One of the guys she sleeps with is Scottish reporter Iain MacKelpie (Freeman), who has a caddish reputation, but falls for Kim. He turns out to be pretty sincere guy, but their relationship never goes anywhere. Even after Iain is kidnapped and rescued in less time than it takes to actually fly to Afghanistan, we see them still playing the cool and unaffected card with each other. "I've been through worse kidnappings," Iain says. Kim also develops friendships with a no-nonsense general (Thornton), the Afghan prime minister (Molina), and her Afghan guide (Abbott). Each only seems to exist to share scenes with Fey and then go back into suspended animation, I suppose.
Margot Robbie is also on hand as TV journalist Tanya, who never seems to do any actual work. She shows Kim the Kabul party scene and gets drunk with her at loud parties with pulsating music and dancing. Loud parties in movies haven't been funny or entertaining since Animal House (with the exception of Sixteen Candles and Revenge of the Nerds). There is nothing less fascinating than watching people take enough shots to kill a small horse and scream loudly enough to show us they are letting off steam. What does Tanya have to let off steam about? Her only function seems to be to wait for Kim to get off work so she can go drinking with her. Tanya does appear in a later scene where she is offered the job Kim thinks she is earmarked for, but she is an unnecessary character despite being played by the gorgeous Robbie.

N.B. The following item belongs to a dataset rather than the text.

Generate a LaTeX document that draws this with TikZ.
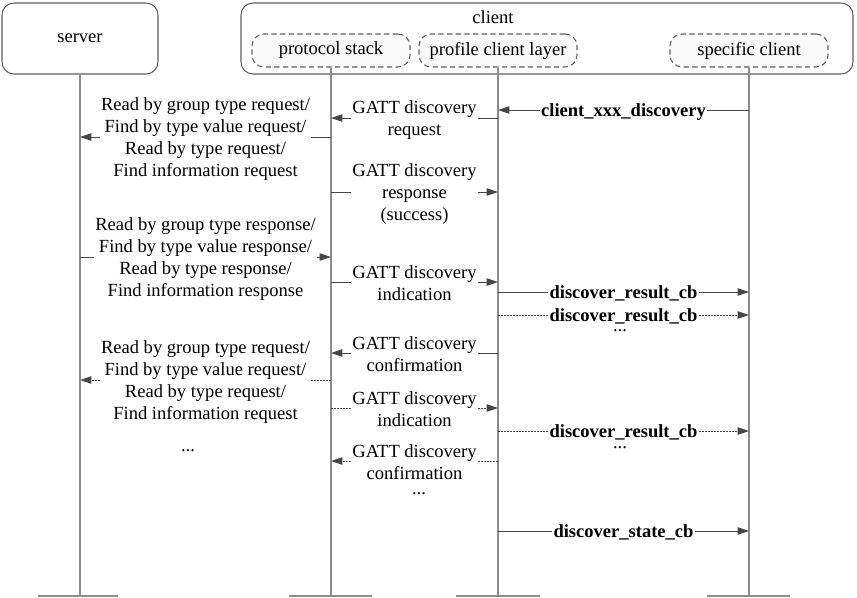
\documentclass[tikz,border=0pt]{standalone}
\usepackage{fontspec}
\setmainfont{Liberation Serif}
\usetikzlibrary{arrows.meta}
\definecolor{lifegray}{RGB}{140,140,140}
\definecolor{msggray}{RGB}{70,70,70}
\definecolor{boxgray}{RGB}{95,95,95}
\newcommand{\txt}{\rmfamily\fontsize{13.9}{16.5}\selectfont}

\begin{document}
\begin{tikzpicture}[
  x=0.75pt, y=-0.75pt,
  every node/.style={font=\txt},
  actor/.style={draw=boxgray,rounded corners=9pt,minimum width=117pt,
    minimum height=53.25pt,line width=0.8pt},
  layer/.style={draw=boxgray,dash pattern=on 4pt off 2.5pt,rounded corners=9pt,
    fill=gray!5,minimum width=118.5pt,minimum height=24.75pt,line width=0.8pt},
  life/.style={draw=lifegray,line width=1.1pt},
  msg/.style={draw=msggray,line width=0.75pt,-{Triangle[length=8.5pt,width=5.5pt]}},
  later/.style={msg,dash pattern=on 1.5pt off 0.75pt},
  lbl/.style={fill=white,align=center,inner xsep=1pt,inner ysep=0pt,yshift=-1.2pt},
  fn/.style={lbl,font=\txt\bfseries},
  more/.style={inner sep=0pt}
]
  \useasboundingbox (0,0) rectangle (857,597);

  % heads
  \node[actor] (server) at (80,38.5) {server};
  \node[actor,minimum width=459pt] (clientbox) at (547,38.5) {};
  \node (clientlbl) at (493,17) {client};
  \node[layer] (pstack) at (331,50.5) {protocol stack};
  \node[layer] (pcl)    at (498,50.5) {profile client layer};
  \node[layer] (spec)   at (749,50.5) {specific client};

  % lifelines
  \coordinate (bot) at (0,596);
  \draw[life] (server.south) -- (server |- bot) ++(-42,0) -- ++(80,0);
  \draw[life] (pstack.south) -- (pstack |- bot) ++(-42,0) -- ++(83,0);
  \draw[life] (pcl.south)    -- (pcl |- bot) ++(-42,0) -- ++(84,0);
  \draw[life] (spec.south)   -- (spec |- bot) ++(-42,0) -- ++(83,0);

  % rows
  \coordinate (r1) at (0,110);  \coordinate (r2) at (0,118);
  \coordinate (r3) at (0,137);  \coordinate (r4) at (0,192);
  \coordinate (r5) at (0,257);  \coordinate (r6) at (0,282);
  \coordinate (r7) at (0,292);  \coordinate (r8) at (0,315);
  \coordinate (r9) at (0,353);  \coordinate (r10) at (0,380);
  \coordinate (r11) at (0,408); \coordinate (r12) at (0,431);
  \coordinate (r13) at (0,461); \coordinate (r14) at (0,531);

  % first round
  \draw[msg] (spec |- r1) -- node[fn]{client\_xxx\_discovery} (pcl |- r1);
  \draw[msg] (pcl |- r2) -- node[lbl]{GATT discovery\\request} (pstack |- r2);
  \draw[msg] (pstack |- r3) -- node[lbl]{Read by group type request/\\
    Find by type value request/\\Read by type request/\\
    Find information request} (server |- r3);
  \draw[msg] (pstack |- r4) -- node[lbl]{GATT discovery\\response\\(success)} (pcl |- r4);
  \draw[msg] (server |- r5) -- node[lbl]{Read by group type response/\\
    Find by type value response/\\Read by type response/\\
    Find information response} (pstack |- r5);
  \draw[msg] (pstack |- r6) -- node[lbl]{GATT discovery\\indication} (pcl |- r6);
  \draw[msg] (pcl |- r7) -- node[fn]{discover\_result\_cb} (spec |- r7);
  \draw[later] (pcl |- r8) -- node[fn]{discover\_result\_cb} (spec |- r8);
  \node[more] (dotsa) at (620,331) {...};
  \draw[msg] (pcl |- r9) -- node[lbl]{GATT discovery\\confirmation} (pstack |- r9);

  % next rounds
  \draw[later] (pstack |- r10) -- node[lbl]{Read by group type request/\\
    Find by type value request/\\Read by type request/\\
    Find information request} (server |- r10);
  \node[more] (dotsb) at (188,451) {...};
  \draw[later] (pstack |- r11) -- node[lbl]{GATT discovery\\indication} (pcl |- r11);
  \draw[later] (pcl |- r12) -- node[fn]{discover\_result\_cb} (spec |- r12);
  \node[more] (dotsc) at (620,448) {...};
  \draw[later] (pcl |- r13) -- node[lbl]{GATT discovery\\confirmation} (pstack |- r13);
  \node[more] (dotsd) at (419,494) {...};
  \draw[msg] (pcl |- r14) -- node[fn]{discover\_state\_cb} (spec |- r14);
\end{tikzpicture}
\end{document}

The movie doesn't seem to know how Kim feels about her situation. In one scene, she tells someone how Tanya was nearly killed and how she was envious of that. Then, in another later scene and without explanation, she is fighting to stay in Afghanistan even after her network superiors tell her that people don't really care about that war anymore. I was confused by this swerve, but the movie never really lets us see inside Kim anyway. Fey protects her too much. She rarely displays vulnerability or is touched by anything. There is a wall around her we can't see beyond. So why even bother making a movie about her?